In 2014, the rubber sector declined for the third consecutive year with rubber production dropping by 24.4%.
The Minister acknowledged that the Government needed to create an enabling environment with appropriate infrastructure, conducive policies and effective institutions to turnaround the industry.
The low price environment prevailing in the rubber industry has left exporters in the country in quite a predicament, Colombo Rubber Traders Association Chairman Sunil Poholiyadde said.
Noting that rubber prices had historically experienced deep fluctuations, he recalled: “In 1998 prices declined for about four to five years where the rubber market fell to a low price of Rs. 40. By 2004 and 2006 the market started rising again with the improvement of oil prices. By the end of this phase it peaked to a record price of Rs. 2,600.”
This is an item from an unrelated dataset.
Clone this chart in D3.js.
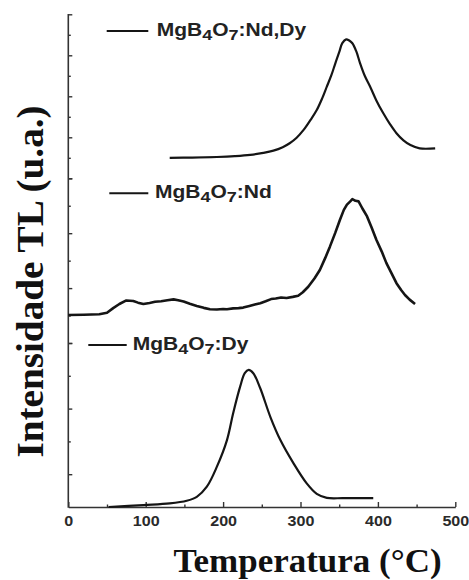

Poholiyadde stated that the ban of weedicides had negatively affected the industry. He also urged the reinstatement of the fertilizer subsidy so producers could grow more trees to ensure that the industry produced enough rubber to cater to demand when it bounced back.
“Growers are the backbone of this industry and I think we should put all our efforts into protecting them. Rubber cultivators are concerned about the banning of weedicides as well as the lifting of the fertilizer subsidy. I earnestly request the Minister to look into these two aspects at least to ensure that our rubber industry expands,” he added.
He also suggested that stakeholders look at more value additions as it was going to be the way forward for the industry.